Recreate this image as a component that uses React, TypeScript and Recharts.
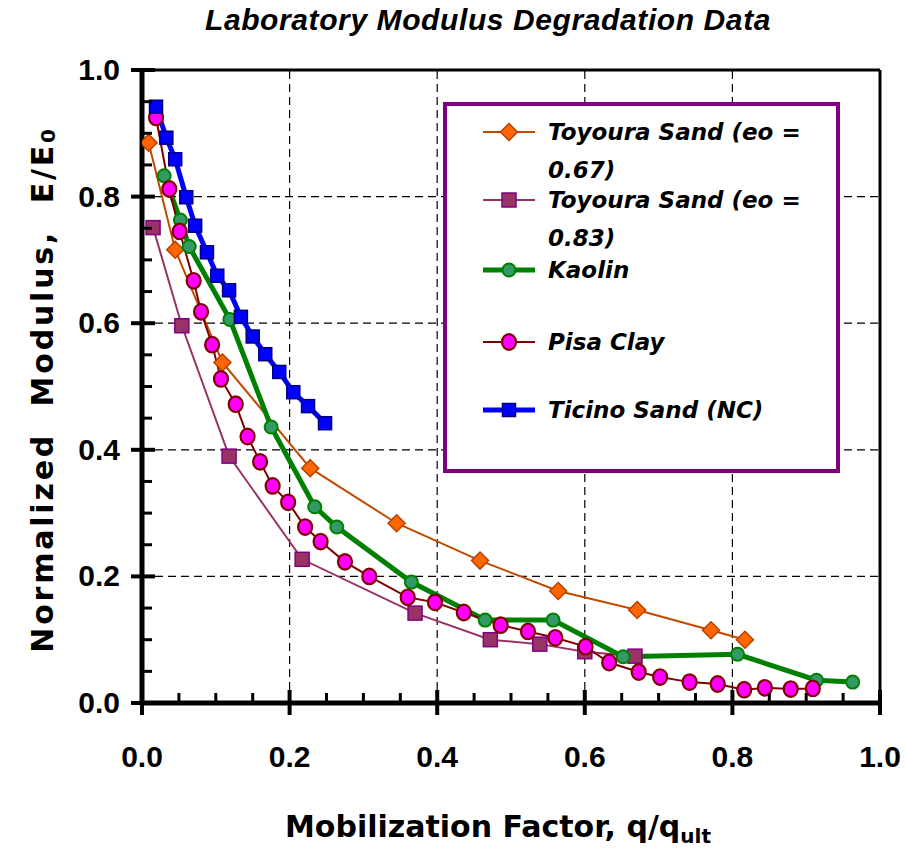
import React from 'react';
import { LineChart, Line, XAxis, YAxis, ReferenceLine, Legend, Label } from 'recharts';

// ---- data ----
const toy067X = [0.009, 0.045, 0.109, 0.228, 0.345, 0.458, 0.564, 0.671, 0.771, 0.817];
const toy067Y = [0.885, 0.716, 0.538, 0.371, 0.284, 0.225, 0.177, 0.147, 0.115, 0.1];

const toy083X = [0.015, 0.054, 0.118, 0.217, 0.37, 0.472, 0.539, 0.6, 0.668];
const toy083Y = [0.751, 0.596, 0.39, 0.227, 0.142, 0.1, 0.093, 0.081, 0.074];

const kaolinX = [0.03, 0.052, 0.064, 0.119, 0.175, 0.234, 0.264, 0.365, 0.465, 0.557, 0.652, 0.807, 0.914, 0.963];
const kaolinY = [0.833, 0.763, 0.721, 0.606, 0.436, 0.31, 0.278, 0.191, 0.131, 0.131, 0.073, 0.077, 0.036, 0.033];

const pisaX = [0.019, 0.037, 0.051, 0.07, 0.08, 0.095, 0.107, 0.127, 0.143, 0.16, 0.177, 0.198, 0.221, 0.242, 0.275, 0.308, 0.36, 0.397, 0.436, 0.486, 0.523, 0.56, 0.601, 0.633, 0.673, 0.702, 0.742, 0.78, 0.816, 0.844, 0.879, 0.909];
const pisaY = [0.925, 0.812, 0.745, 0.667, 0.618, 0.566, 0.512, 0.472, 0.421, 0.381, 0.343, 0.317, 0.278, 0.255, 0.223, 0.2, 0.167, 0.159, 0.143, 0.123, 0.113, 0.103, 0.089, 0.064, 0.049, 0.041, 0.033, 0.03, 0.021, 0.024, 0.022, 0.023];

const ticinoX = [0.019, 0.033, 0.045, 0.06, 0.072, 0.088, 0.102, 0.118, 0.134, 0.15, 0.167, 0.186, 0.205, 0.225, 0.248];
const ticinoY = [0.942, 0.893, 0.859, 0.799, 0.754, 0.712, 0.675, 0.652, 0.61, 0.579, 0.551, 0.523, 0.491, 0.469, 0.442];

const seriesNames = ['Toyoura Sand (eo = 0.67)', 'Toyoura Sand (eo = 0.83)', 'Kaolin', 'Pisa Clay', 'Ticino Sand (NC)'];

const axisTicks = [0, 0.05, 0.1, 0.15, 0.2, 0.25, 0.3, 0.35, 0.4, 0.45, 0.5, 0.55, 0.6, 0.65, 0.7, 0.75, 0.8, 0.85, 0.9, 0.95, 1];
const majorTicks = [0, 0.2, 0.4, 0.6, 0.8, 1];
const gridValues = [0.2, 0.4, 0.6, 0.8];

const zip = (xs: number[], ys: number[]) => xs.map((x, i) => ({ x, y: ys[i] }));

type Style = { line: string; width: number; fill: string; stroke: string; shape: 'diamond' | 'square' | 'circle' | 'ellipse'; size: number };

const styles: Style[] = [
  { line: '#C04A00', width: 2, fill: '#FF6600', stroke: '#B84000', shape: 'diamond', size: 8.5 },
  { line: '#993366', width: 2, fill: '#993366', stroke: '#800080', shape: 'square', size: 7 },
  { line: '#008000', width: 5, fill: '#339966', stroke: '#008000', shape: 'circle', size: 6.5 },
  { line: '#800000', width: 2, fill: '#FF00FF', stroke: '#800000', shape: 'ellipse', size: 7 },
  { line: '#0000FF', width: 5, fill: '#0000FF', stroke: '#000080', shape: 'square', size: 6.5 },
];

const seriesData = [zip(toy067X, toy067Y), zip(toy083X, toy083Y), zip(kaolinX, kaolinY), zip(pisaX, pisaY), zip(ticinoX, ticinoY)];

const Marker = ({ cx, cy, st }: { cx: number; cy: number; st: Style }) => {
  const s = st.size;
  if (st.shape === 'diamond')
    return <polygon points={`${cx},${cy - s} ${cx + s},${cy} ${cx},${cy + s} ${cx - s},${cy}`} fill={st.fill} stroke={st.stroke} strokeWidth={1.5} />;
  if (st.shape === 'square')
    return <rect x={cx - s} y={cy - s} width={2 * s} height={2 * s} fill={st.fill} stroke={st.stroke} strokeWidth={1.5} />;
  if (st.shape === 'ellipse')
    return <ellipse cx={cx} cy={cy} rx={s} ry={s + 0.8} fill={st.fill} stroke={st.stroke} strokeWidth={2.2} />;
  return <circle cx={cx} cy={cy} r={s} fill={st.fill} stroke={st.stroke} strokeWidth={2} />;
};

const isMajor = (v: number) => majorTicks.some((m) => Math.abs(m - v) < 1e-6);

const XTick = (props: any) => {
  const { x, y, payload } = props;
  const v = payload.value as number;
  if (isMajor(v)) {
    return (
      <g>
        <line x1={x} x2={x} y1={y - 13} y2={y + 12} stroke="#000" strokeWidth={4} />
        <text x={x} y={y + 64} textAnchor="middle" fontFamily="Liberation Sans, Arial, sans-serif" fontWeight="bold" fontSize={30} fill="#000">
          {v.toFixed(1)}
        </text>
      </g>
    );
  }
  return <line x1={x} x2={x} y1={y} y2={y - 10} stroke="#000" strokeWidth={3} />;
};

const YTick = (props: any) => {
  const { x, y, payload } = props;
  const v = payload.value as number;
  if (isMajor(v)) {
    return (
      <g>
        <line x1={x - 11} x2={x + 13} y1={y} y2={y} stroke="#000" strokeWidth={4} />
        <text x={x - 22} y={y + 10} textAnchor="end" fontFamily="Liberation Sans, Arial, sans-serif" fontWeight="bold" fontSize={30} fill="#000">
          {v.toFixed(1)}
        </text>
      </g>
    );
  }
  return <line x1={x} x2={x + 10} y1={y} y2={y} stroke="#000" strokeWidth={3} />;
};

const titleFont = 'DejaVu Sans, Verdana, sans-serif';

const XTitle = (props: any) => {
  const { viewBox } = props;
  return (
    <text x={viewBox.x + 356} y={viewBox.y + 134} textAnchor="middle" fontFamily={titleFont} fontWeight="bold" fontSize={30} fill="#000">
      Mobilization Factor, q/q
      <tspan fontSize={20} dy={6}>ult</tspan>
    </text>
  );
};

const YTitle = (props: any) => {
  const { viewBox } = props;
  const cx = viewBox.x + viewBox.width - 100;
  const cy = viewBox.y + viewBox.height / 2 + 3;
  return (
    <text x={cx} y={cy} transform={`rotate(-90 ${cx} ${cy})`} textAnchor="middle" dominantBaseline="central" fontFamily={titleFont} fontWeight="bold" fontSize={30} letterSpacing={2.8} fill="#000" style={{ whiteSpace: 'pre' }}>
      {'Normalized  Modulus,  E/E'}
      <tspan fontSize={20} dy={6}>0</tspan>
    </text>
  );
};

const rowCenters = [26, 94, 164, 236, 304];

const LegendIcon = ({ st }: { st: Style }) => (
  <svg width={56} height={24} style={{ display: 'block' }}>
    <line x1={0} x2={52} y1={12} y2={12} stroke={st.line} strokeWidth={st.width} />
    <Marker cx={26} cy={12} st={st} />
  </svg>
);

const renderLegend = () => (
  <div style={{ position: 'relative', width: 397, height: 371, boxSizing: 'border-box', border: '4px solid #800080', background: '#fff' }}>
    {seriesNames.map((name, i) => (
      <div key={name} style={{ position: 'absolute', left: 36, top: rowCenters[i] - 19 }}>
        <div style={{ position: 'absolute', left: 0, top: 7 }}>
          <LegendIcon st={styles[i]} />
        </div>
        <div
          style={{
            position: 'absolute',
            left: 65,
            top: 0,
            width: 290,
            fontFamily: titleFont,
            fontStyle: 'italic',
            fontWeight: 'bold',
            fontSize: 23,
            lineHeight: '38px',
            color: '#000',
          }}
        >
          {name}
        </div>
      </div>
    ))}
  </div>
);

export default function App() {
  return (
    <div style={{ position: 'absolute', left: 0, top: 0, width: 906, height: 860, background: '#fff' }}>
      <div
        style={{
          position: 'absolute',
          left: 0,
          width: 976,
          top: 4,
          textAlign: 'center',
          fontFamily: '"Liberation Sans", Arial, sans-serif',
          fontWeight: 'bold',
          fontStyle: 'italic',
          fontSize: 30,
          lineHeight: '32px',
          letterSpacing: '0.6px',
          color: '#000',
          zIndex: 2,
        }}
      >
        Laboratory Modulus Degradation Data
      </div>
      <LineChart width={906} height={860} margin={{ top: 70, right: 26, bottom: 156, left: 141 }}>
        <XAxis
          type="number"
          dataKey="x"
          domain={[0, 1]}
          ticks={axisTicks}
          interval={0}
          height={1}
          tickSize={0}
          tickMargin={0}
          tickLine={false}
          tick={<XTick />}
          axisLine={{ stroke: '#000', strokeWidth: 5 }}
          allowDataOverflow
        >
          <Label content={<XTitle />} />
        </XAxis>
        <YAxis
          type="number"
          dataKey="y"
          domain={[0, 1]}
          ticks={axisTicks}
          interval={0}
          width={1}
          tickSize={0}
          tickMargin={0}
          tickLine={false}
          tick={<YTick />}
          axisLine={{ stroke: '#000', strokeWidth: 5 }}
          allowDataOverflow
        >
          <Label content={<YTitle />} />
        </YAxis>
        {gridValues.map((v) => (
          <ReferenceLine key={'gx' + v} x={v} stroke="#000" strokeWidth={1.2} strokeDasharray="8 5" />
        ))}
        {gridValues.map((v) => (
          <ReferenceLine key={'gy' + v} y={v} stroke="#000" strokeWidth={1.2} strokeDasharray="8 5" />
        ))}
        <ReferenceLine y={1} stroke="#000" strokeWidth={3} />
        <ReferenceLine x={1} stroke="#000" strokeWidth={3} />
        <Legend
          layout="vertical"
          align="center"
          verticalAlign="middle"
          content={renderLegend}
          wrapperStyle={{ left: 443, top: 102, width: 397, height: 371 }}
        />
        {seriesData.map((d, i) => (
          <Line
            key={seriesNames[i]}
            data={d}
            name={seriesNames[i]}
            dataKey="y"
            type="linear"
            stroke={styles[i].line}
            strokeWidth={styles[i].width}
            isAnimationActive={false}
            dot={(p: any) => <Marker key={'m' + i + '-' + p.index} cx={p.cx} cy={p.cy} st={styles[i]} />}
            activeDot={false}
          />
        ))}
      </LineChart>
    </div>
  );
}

**Work to be completed**
Copy every line in the listing above where the string "React" turns up.

**Exercise output**
Recreate this image as a component that uses React, TypeScript and Recharts.
import React from 'react';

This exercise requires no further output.